China’s largest private property developer, Country Garden, has run out of cash and is likely to default on a US$15 million coupon payment at the end of a 30-day grace period.
In 2021, Evergrande, another huge Chinese real-estate titan, defaulted, representing the start of a real-estate meltdown that has rocked China’s economy.
The two companies alone have a combined debt of $500 billion – and there are serious doubts about whether Beijing is able to steady the implosion.
There is one important takeaway from this serious economic situation: Diversification is critical.
China’s decades-long reliance on real estate as a primary driver of economic growth is fundamentally flawed, for several reasons.
First, the real-estate sector’s excessive focus has led to a housing market characterized by soaring property prices and unaffordability for the average citizen. This has resulted in a significant wealth gap and social tensions. It makes homeownership an elusive dream for many, impacting social stability and the well-being of Chinese citizens.

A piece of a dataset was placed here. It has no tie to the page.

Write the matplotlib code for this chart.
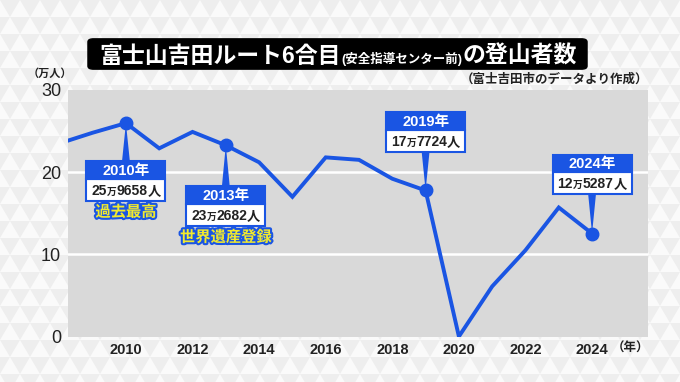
import matplotlib
matplotlib.use('Agg')
import matplotlib.pyplot as plt
from matplotlib.patches import Rectangle, Polygon, FancyBboxPatch
from matplotlib.collections import PolyCollection
import matplotlib.patheffects as pe

plt.rcParams['font.family'] = ['Liberation Sans', 'Noto Sans CJK JP', 'DejaVu Sans']

# ---- data (万人) ----
years = list(range(2008, 2025))
climbers = [23.5, 24.8, 25.97, 22.9, 24.9, 23.27, 21.2, 17.0, 21.8, 21.5,
            19.2, 17.77, 0.0, 6.1, 10.5, 15.7, 12.53]

callout_years = [2010, 2013, 2019, 2024]
callout_heads = ['2010年', '2013年', '2019年', '2024年']
callout_man = ['25', '23', '17', '12']
callout_rest = ['9658', '2682', '7724', '5287']
callout_notes = ['過去最高', '世界遺産登録', '', '']

yticks = [0, 10, 20, 30]
xticks = [2010, 2012, 2014, 2016, 2018, 2020, 2022, 2024]

title_big1 = '富士山吉田ルート6合目'
title_small = '(安全指導センター前)'
title_big2 = 'の登山者数'
source_text = '（富士吉田市のデータより作成）'
yunit = '（万人）'
xunit = '（年）'

# ---- layout ----
BLUE = '#1a55e3'
W, H = 680, 382
fig = plt.figure(figsize=(W / 100, H / 100), dpi=100)
fig.patch.set_facecolor('#eeeeee')


def fx(x):
    return x / W


def fy(y):
    return 1 - y / H


# triangle background pattern
tw, th = 20, 17
polys = []
row = 0
yy = -th
while yy < H + th:
    off = (row % 2) * tw / 2
    xx = -tw + off
    while xx < W + tw:
        polys.append([(fx(xx), fy(yy + th)), (fx(xx + tw), fy(yy + th)),
                      (fx(xx + tw / 2), fy(yy))])
        xx += tw
    yy += th
    row += 1
pc = PolyCollection(polys, facecolors='#fafafa', edgecolors='none',
                    transform=fig.transFigure, zorder=-5)
fig.add_artist(pc)

top_px, bot_px, left_px, right_px = 90, 336.5, 68, 648
ax = fig.add_axes([fx(left_px), fy(bot_px), (right_px - left_px) / W,
                   (bot_px - top_px) / H])
ax.set_facecolor('#d9d9d9')
ax.set_xlim(2008.26, 2025.68)
ax.set_ylim(0, 30)
for s in ax.spines.values():
    s.set_visible(False)
ax.set_yticks(yticks)
ax.set_yticklabels([str(v) for v in yticks], fontsize=13, color='#222222')
ax.set_xticks(xticks)
ax.set_xticklabels([str(v) for v in xticks], fontsize=10.5,
                   fontweight='bold', color='#222222')
ax.tick_params(axis='both', length=0)
ax.tick_params(axis='y', pad=5)
ax.tick_params(axis='x', pad=5)
for v in [10, 20]:
    ax.axhline(v, color='white', lw=1.8, zorder=1)

ax.plot(years, climbers, color=BLUE, lw=2.8, zorder=3,
        solid_joinstyle='miter', clip_on=True)

renderer = fig.canvas.get_renderer()


def pieces(items, x, base_y, color, ha='center', zorder=9, effects=None):
    texts, widths = [], []
    for s, size, weight in items:
        t = ax.text(0, 0, s, fontsize=size, fontweight=weight, color=color,
                    transform=fig.transFigure, va='baseline', ha='left',
                    zorder=zorder, clip_on=False)
        if effects:
            t.set_path_effects(effects)
        widths.append(t.get_window_extent(renderer).width)
        texts.append(t)
    total = sum(widths)
    if ha == 'center':
        x0 = x - total / 2
    elif ha == 'right':
        x0 = x - total
    else:
        x0 = x
    for t, w in zip(texts, widths):
        t.set_position((fx(x0), fy(base_y)))
        x0 += w


# callouts
val_of = dict(zip(years, climbers))
box_dy = [38, 41, -78, -79]
bw, hh, bh = 79, 17.5, 22
for yr, head, man, rest, note, dy in zip(callout_years, callout_heads,
                                         callout_man, callout_rest,
                                         callout_notes, box_dy):
    v = val_of[yr]
    dx_, dy_ = ax.transData.transform((yr, v))
    px, py = dx_, H - dy_
    top = py + dy
    cx = px
    if dy > 0:
        tri = [(px, py), (cx - 4, top + 1), (cx + 4, top + 1)]
    else:
        b = top + hh + bh
        tri = [(px, py), (cx - 4, b - 1), (cx + 4, b - 1)]
    ax.add_patch(Polygon([(fx(a), fy(b_)) for a, b_ in tri], closed=True,
                         facecolor=BLUE, edgecolor='none',
                         transform=fig.transFigure, zorder=5, clip_on=False))
    ax.add_patch(Rectangle((fx(cx - bw / 2), fy(top + hh + bh)), bw / W,
                           bh / H, facecolor='white', edgecolor=BLUE, lw=1.5,
                           transform=fig.transFigure, zorder=6,
                           clip_on=False))
    ax.add_patch(Rectangle((fx(cx - bw / 2), fy(top + hh)), bw / W, hh / H,
                           facecolor=BLUE, edgecolor=BLUE, lw=1.5,
                           transform=fig.transFigure, zorder=6,
                           clip_on=False))
    pieces([(head, 10.5, 'bold')], cx, top + hh / 2 + 5, 'white')
    pieces([(man, 10, 'bold'), ('万', 7, 'bold'), (rest, 10, 'bold'),
            ('人', 9.5, 'bold')], cx, top + hh + bh / 2 + 5, '#222222')
    if note:
        pieces([(note, 11, 'bold')], cx, top + hh + bh + 16, '#f2ea2e',
               effects=[pe.withStroke(linewidth=3, foreground=BLUE)])

ax.plot(callout_years, [val_of[y] for y in callout_years], 'o', ms=9,
        color=BLUE, zorder=8, clip_on=False)

# title
ax.add_patch(FancyBboxPatch((fx(90), fy(68)), (585 - 90) / W, 28 / H,
                            boxstyle='round,pad=0.003,rounding_size=0.008',
                            facecolor='black', edgecolor='black',
                            transform=fig.transFigure, zorder=9,
                            clip_on=False))
pieces([(title_big1, 16.5, 'bold'), (title_small, 9, 'bold'),
        (title_big2, 16.5, 'bold')], 338, 63, 'white', zorder=10)

pieces([(source_text, 9, 'bold')], 648, 83, '#222222', ha='right')
pieces([(yunit, 8, 'bold')], 50, 77, '#222222')
pieces([(xunit, 9, 'bold')], 630, 352, '#222222')

fig.savefig('out.png', dpi=100, facecolor=fig.get_facecolor())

Second, the country’s obsession with real estate has led to an oversupply of housing, giving rise to countless “ghost cities” with numerous unoccupied properties. This misallocation of resources has diverted investments away from more productive sectors of the economy, hindering innovation and long-term growth.
Third, the real-estate sector’s massive debt burden is alarming – as we’re now seeing. Local governments and property developers have borrowed heavily to fund construction and infrastructure projects. This reliance on debt not only poses a financial risk but also links the government’s fiscal health to the property market’s fortunes, making the economy highly vulnerable to market fluctuations.
Last, this one-dimensional growth model has inhibited China’s transition to a more balanced, consumer-driven economy. To achieve sustainable and inclusive growth, diversification and reduction of dependency on real estate are crucial.
Failure to diversify
The current model poses significant economic, social, and financial challenges that necessitate a more nuanced approach to economic development.
Beijing’s lack of economic diversification over the decades must act as a warning to private investors at a micro level.
Failing to diversify a portfolio properly can have serious consequences for an investor’s financial well-being.
Diversification is a risk-management strategy that involves spreading investments across different asset classes, sectors, and geographic regions to reduce the impact of a poor-performing investment on the overall portfolio.
An undiversified portfolio with a high concentration in a single asset or asset class is highly susceptible to the performance of that particular investment. If that asset or sector underperforms or experiences a downturn, the entire portfolio’s value can suffer.
Lack of diversification can result in a more volatile portfolio, meaning that the portfolio’s value may fluctuate significantly, making it harder to achieve long-term financial goals.
Also, focusing on a single asset class may cause investors to miss out on potential gains in other areas.
In short, China gambled it all on red and it came in black, which is threatening to undermine its economic success story. That should be a lesson to us all.